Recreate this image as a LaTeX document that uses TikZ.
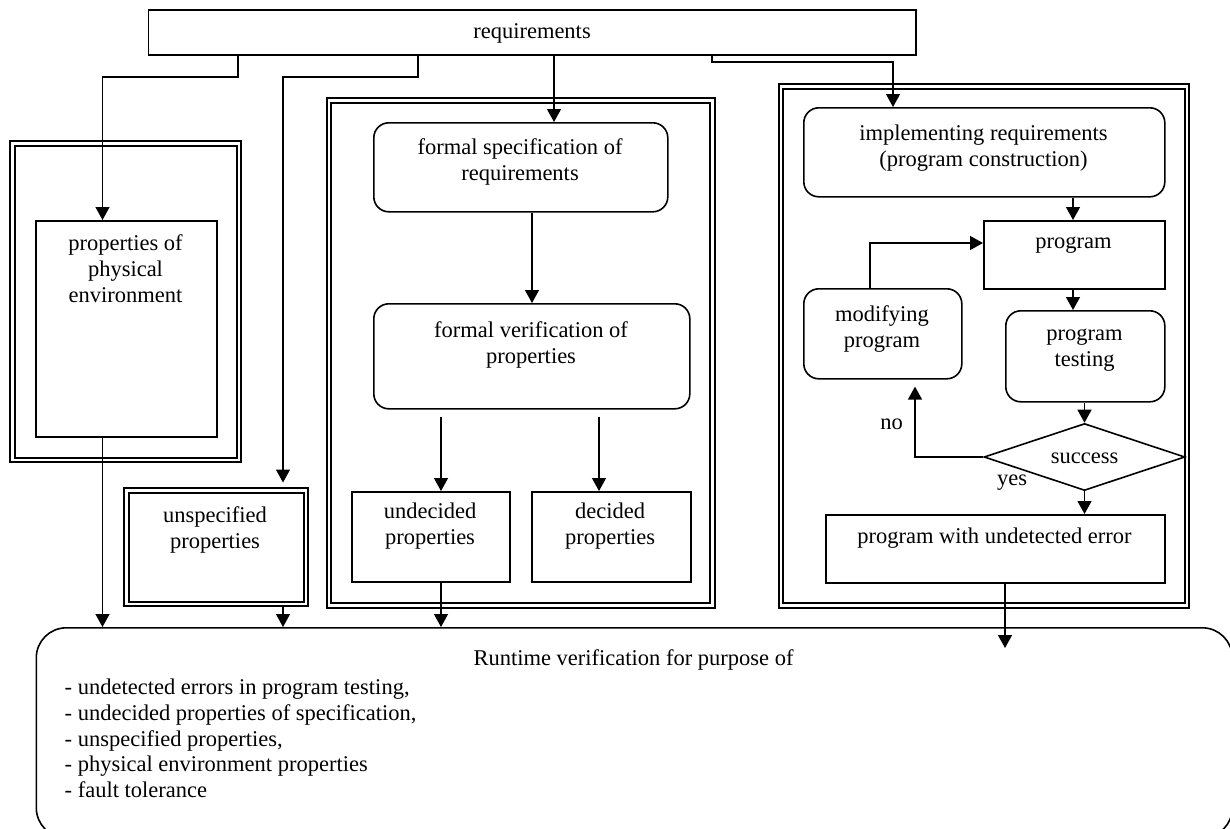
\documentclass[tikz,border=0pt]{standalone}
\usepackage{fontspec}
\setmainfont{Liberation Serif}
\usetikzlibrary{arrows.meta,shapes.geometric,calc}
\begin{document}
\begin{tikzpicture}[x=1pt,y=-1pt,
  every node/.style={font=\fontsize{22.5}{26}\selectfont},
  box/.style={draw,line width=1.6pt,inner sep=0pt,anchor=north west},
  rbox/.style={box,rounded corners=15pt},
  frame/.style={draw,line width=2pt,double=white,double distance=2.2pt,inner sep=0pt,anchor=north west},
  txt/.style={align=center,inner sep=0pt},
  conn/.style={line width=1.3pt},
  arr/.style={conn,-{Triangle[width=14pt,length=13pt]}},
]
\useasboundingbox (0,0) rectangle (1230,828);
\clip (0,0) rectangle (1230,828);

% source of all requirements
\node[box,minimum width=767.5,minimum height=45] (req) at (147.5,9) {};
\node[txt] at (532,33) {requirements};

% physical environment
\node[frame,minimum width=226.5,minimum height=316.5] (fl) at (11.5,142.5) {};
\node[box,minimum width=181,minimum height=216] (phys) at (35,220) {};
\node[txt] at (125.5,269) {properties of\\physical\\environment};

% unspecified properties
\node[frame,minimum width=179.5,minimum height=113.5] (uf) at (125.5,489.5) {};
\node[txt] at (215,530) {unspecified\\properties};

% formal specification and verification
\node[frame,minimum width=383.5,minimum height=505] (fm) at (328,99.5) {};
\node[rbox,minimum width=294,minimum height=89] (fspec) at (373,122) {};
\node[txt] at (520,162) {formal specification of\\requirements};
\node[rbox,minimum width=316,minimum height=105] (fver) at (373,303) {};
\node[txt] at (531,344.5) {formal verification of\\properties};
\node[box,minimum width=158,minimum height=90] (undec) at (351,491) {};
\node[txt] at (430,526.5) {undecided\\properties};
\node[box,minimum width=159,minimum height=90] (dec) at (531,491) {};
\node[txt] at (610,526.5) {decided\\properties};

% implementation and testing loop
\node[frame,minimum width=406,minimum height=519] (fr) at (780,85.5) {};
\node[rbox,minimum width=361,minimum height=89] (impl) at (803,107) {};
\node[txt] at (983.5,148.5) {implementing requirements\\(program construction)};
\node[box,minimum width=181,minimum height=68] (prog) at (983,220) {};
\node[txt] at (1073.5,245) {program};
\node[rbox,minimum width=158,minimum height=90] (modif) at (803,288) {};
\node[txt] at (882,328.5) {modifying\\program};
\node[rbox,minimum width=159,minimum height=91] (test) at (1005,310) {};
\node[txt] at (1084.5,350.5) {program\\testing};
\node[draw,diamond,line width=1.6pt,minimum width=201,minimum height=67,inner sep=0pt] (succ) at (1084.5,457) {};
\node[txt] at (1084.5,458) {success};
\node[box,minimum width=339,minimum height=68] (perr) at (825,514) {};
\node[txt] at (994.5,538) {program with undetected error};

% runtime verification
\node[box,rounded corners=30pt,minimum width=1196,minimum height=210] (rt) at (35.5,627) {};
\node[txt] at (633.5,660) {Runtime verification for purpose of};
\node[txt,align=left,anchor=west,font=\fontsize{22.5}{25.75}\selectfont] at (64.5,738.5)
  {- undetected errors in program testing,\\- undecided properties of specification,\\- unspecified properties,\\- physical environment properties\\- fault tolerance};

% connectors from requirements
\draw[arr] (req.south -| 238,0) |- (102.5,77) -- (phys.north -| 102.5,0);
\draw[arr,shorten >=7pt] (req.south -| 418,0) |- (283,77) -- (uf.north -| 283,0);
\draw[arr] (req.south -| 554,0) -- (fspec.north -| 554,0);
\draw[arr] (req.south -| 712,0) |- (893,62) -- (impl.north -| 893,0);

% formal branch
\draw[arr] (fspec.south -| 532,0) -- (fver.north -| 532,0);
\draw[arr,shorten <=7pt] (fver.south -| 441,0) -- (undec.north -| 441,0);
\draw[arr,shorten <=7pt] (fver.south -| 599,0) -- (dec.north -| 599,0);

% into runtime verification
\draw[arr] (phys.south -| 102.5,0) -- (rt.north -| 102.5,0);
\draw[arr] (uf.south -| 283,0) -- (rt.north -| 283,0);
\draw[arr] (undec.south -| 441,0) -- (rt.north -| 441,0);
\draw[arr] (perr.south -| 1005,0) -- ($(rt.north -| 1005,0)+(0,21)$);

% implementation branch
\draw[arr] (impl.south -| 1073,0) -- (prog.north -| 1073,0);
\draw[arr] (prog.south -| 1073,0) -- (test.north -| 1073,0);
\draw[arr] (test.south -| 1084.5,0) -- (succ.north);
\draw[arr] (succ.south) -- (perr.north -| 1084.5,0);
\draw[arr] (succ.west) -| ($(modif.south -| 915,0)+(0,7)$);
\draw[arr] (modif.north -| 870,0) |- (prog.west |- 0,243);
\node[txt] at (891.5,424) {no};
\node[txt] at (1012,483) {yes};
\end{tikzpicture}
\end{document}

+--

All of the data needs repeating exactly, but the pictures do not.

Recreate this image as a LaTeX document that uses TikZ.
\documentclass[tikz,border=0pt]{standalone}
\usepackage{fontspec}
\setmainfont{Liberation Serif}
\usetikzlibrary{arrows.meta,shapes.geometric,calc}
\begin{document}
\begin{tikzpicture}[x=1pt,y=-1pt,
  every node/.style={font=\fontsize{22.5}{26}\selectfont},
  box/.style={draw,line width=1.6pt,inner sep=0pt,anchor=north west},
  rbox/.style={box,rounded corners=15pt},
  frame/.style={draw,line width=2pt,double=white,double distance=2.2pt,inner sep=0pt,anchor=north west},
  txt/.style={align=center,inner sep=0pt},
  conn/.style={line width=1.3pt},
  arr/.style={conn,-{Triangle[width=14pt,length=13pt]}},
]
\useasboundingbox (0,0) rectangle (1230,828);
\clip (0,0) rectangle (1230,828);

% source of all requirements
\node[box,minimum width=767.5,minimum height=45] (req) at (147.5,9) {};
\node[txt] at (532,33) {requirements};

% physical environment
\node[frame,minimum width=226.5,minimum height=316.5] (fl) at (11.5,142.5) {};
\node[box,minimum width=181,minimum height=216] (phys) at (35,220) {};
\node[txt] at (125.5,269) {properties of\\physical\\environment};

% unspecified properties
\node[frame,minimum width=179.5,minimum height=113.5] (uf) at (125.5,489.5) {};
\node[txt] at (215,530) {unspecified\\properties};

% formal specification and verification
\node[frame,minimum width=383.5,minimum height=505] (fm) at (328,99.5) {};
\node[rbox,minimum width=294,minimum height=89] (fspec) at (373,122) {};
\node[txt] at (520,162) {formal specification of\\requirements};
\node[rbox,minimum width=316,minimum height=105] (fver) at (373,303) {};
\node[txt] at (531,344.5) {formal verification of\\properties};
\node[box,minimum width=158,minimum height=90] (undec) at (351,491) {};
\node[txt] at (430,526.5) {undecided\\properties};
\node[box,minimum width=159,minimum height=90] (dec) at (531,491) {};
\node[txt] at (610,526.5) {decided\\properties};

% implementation and testing loop
\node[frame,minimum width=406,minimum height=519] (fr) at (780,85.5) {};
\node[rbox,minimum width=361,minimum height=89] (impl) at (803,107) {};
\node[txt] at (983.5,148.5) {implementing requirements\\(program construction)};
\node[box,minimum width=181,minimum height=68] (prog) at (983,220) {};
\node[txt] at (1073.5,245) {program};
\node[rbox,minimum width=158,minimum height=90] (modif) at (803,288) {};
\node[txt] at (882,328.5) {modifying\\program};
\node[rbox,minimum width=159,minimum height=91] (test) at (1005,310) {};
\node[txt] at (1084.5,350.5) {program\\testing};
\node[draw,diamond,line width=1.6pt,minimum width=201,minimum height=67,inner sep=0pt] (succ) at (1084.5,457) {};
\node[txt] at (1084.5,458) {success};
\node[box,minimum width=339,minimum height=68] (perr) at (825,514) {};
\node[txt] at (994.5,538) {program with undetected error};

% runtime verification
\node[box,rounded corners=30pt,minimum width=1196,minimum height=210] (rt) at (35.5,627) {};
\node[txt] at (633.5,660) {Runtime verification for purpose of};
\node[txt,align=left,anchor=west,font=\fontsize{22.5}{25.75}\selectfont] at (64.5,738.5)
  {- undetected errors in program testing,\\- undecided properties of specification,\\- unspecified properties,\\- physical environment properties\\- fault tolerance};

% connectors from requirements
\draw[arr] (req.south -| 238,0) |- (102.5,77) -- (phys.north -| 102.5,0);
\draw[arr,shorten >=7pt] (req.south -| 418,0) |- (283,77) -- (uf.north -| 283,0);
\draw[arr] (req.south -| 554,0) -- (fspec.north -| 554,0);
\draw[arr] (req.south -| 712,0) |- (893,62) -- (impl.north -| 893,0);

% formal branch
\draw[arr] (fspec.south -| 532,0) -- (fver.north -| 532,0);
\draw[arr,shorten <=7pt] (fver.south -| 441,0) -- (undec.north -| 441,0);
\draw[arr,shorten <=7pt] (fver.south -| 599,0) -- (dec.north -| 599,0);

% into runtime verification
\draw[arr] (phys.south -| 102.5,0) -- (rt.north -| 102.5,0);
\draw[arr] (uf.south -| 283,0) -- (rt.north -| 283,0);
\draw[arr] (undec.south -| 441,0) -- (rt.north -| 441,0);
\draw[arr] (perr.south -| 1005,0) -- ($(rt.north -| 1005,0)+(0,21)$);

% implementation branch
\draw[arr] (impl.south -| 1073,0) -- (prog.north -| 1073,0);
\draw[arr] (prog.south -| 1073,0) -- (test.north -| 1073,0);
\draw[arr] (test.south -| 1084.5,0) -- (succ.north);
\draw[arr] (succ.south) -- (perr.north -| 1084.5,0);
\draw[arr] (succ.west) -| ($(modif.south -| 915,0)+(0,7)$);
\draw[arr] (modif.north -| 870,0) |- (prog.west |- 0,243);
\node[txt] at (891.5,424) {no};
\node[txt] at (1012,483) {yes};
\end{tikzpicture}
\end{document}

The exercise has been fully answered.